"Vorremmo sposarci", "vorremmo mettere su famiglia", "vorremmo fare un figlio"... Ma. Ho perso il conto ormai di
quante volte ho sentito questi discorsi, e il ma finale era sempre lo stesso: non c'è stabilità, non c'è sicurezza,
come si fa a fare un figlio se poi non lo puoi mantenere, eccetera. Mi ci sto scontrando in prima persona, in
questo periodo. Hai trovato la persona che senti davvero tua, e la frustrazione del non riuscire a far combaciare
sogni e realtà è enorme.
Ho deciso di studiare psicologia a 14 anni, dopo un incontro sui disturbi alimentari organizzato dalla mia scuola
media. Non mi ricordo neanche come si chiamava, la psicologa che venne a parlarci, ma mi ricordo quanto mi colpì il suo lavoro. E da
allora, ho passato i successivi 5 anni di liceo a sognare quella facoltà. Non mi sono mai pentita della mia scelta.
Non ne ho dubitato neanche quando un professore, il primo anno, ci ha accolto mettendoci in guardia: "se sperate di
guadagnare, avete sbagliato strada. Per quello, al massimo, psicologia del lavoro". Ma non è così facile smorzare
l'entusiasmo che cresce dentro da quando sei ragazzina. Adesso mi ritrovo con la laurea che ho sempre voluto, ma
senza un lavoro che abbia a che fare con questa. E senza grandi prospettive di cambiamento, per di più. "C'è la crisi", "non c'è
lavoro per nessuno", sì, lo so. Ma raramente questo mi consola. Tralasciando i problemi pratici, perchè sono
fortunata e ho chi mi supporta, rimane l'amarezza e la frustrazione. E soprattutto, lo smarrimento. La domanda
"dove sto andando?" mi rimbomba in mente ogni giorno, scorrendo offerte di lavoro che non sono per me, e che
infatti non portano mai da nessuna parte. Ho investito sei anni della mia vita nella preparazione, rendendomi conto
man mano di quanto poi poco servisse, in questo campo, prendere 30 agli esami, se poi non hai la
possibilità di toccare con mano quello che studi. E adesso, dopo un anno di tirocinio difficile ma bellissimo, mi
sento come una bambina a cui hanno fatto assaggiare un dolce e poi l'hanno tolto.

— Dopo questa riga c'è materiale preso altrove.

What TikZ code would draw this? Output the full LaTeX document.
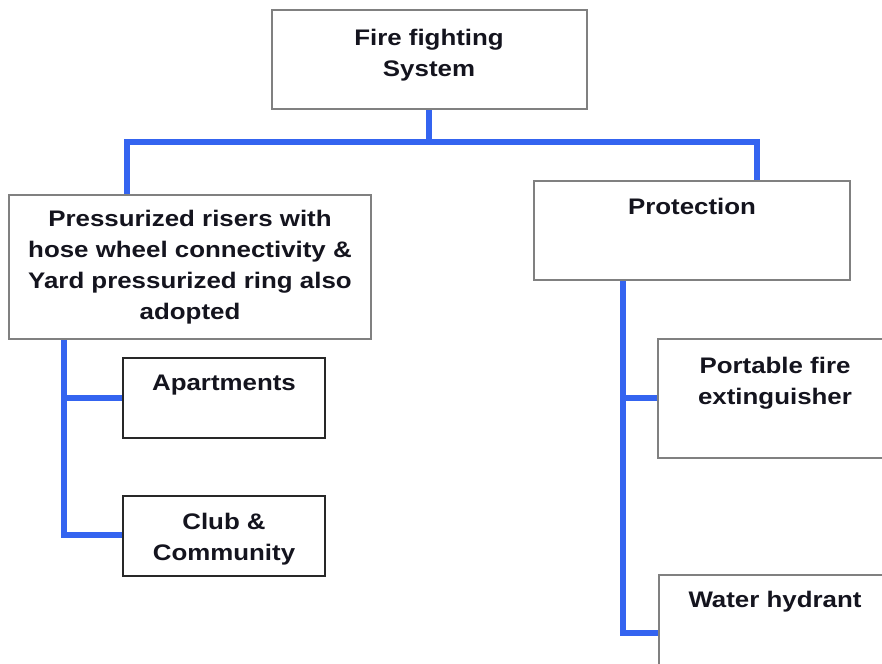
\documentclass[tikz,border=0pt]{standalone}
\usepackage{fontspec}
\setmainfont{Liberation Sans}
\newfontfamily\lblfont[FakeStretch=1.15]{Liberation Sans}
\definecolor{conncol}{RGB}{52,100,240}
\definecolor{grayedge}{RGB}{128,128,128}
\definecolor{darkedge}{RGB}{40,40,40}
\definecolor{txtcol}{RGB}{20,20,30}
\begin{document}
\begin{tikzpicture}[x=1pt,y=-1pt,
  box/.style={draw=grayedge, line width=1.5pt, fill=white, rectangle, inner sep=0pt},
  darkbox/.style={box, draw=darkedge},
  lbl/.style={align=center, inner sep=0pt, text=txtcol, font=\lblfont\bfseries\fontsize{22.5}{31}\selectfont},
  conn/.style={draw=conncol, line width=6pt, line join=miter}]
\useasboundingbox (0,0) rectangle (882,663);
\clip (0,0) rectangle (882,663);
% junction coordinates
\coordinate (jl) at (127,142);
\coordinate (jr) at (757,142);
\coordinate (lt) at (64,339);
\coordinate (rt) at (623,280);
% connectors (drawn first, boxes on top)
\draw[conn] (429,109) |- (jl) -- (127,195);
\draw[conn] (429,109) |- (jr) -- (757,181);
\draw[conn] (lt) |- (123,535);
\draw[conn] (64,398) -- (123,398);
\draw[conn] (rt) |- (659,633);
\draw[conn] (623,398) -- (658,398);
% boxes
\node[box, minimum width=315pt, minimum height=99pt] (top) at (429.5,59.5) {};
\node[box, minimum width=362pt, minimum height=144pt] (pres) at (190,267) {};
\node[box, minimum width=316pt, minimum height=99pt] (prot) at (692,230.5) {};
\node[darkbox, minimum width=202pt, minimum height=80pt] (apt) at (224,398) {};
\node[darkbox, minimum width=202pt, minimum height=80pt] (club) at (224,536) {};
\node[box, minimum width=260pt, minimum height=119pt] (port) at (788,398.5) {};
\node[box, minimum width=260pt, minimum height=119pt] (water) at (789,634.5) {};
% labels
\node[lbl] (topt) at (429,55) {Fire fighting\\System};
\node[lbl] (prest) at (190,267) {Pressurized risers with\\hose wheel connectivity \&\\Yard pressurized ring also\\adopted};
\node[lbl] (prott) at (692,206) {Protection};
\node[lbl] (aptt) at (224,385) {Apartments};
\node[lbl] (clubt) at (224,539) {Club \&\\Community};
\node[lbl] (portt) at (775,383) {Portable fire\\extinguisher};
\node[lbl] (watert) at (775,602) {Water hydrant};
\end{tikzpicture}
\end{document}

Chiamano i ragazzi della mia età bamboccioni, ci descrivono come mammoni, gente che non ha il coraggio di uscire
dalla casa dei genitori. In realtà, io non so cosa darei in questo momento per avere la possibilità di mettermi alla prova e di
mettere in pratica quel poco che credo di aver imparato, rendendomi indipendente; ma sembra che non ce ne sia la possibilità. E questo,
ovviamente, si ripercuote sulle scelte personali: non puoi comprare una casa, figurarsi se puoi pensare di mettere
al mondo un figlio, e ti dici "aspettiamo, dovranno migliorare le cose". E quindi rimani in questo limbo forzato,
continui a mandare curriculum che non ottengono risposta, e aspetti, chiedendoti se fai abbastanza, non avendo più
idee su che cosa fare ancora, e sentendo crescere ancora di più la frustrazione.
D'altra parte, fa sentire un po' meno soli sapere che non è un problema solo mio, che altre migliaia (milioni?) di
ragazzi sono nella stessa situazione. Certo, aumenta anche la competizione, ma tant'è.
E allora, continuiamo così. Aspettiamo Godot.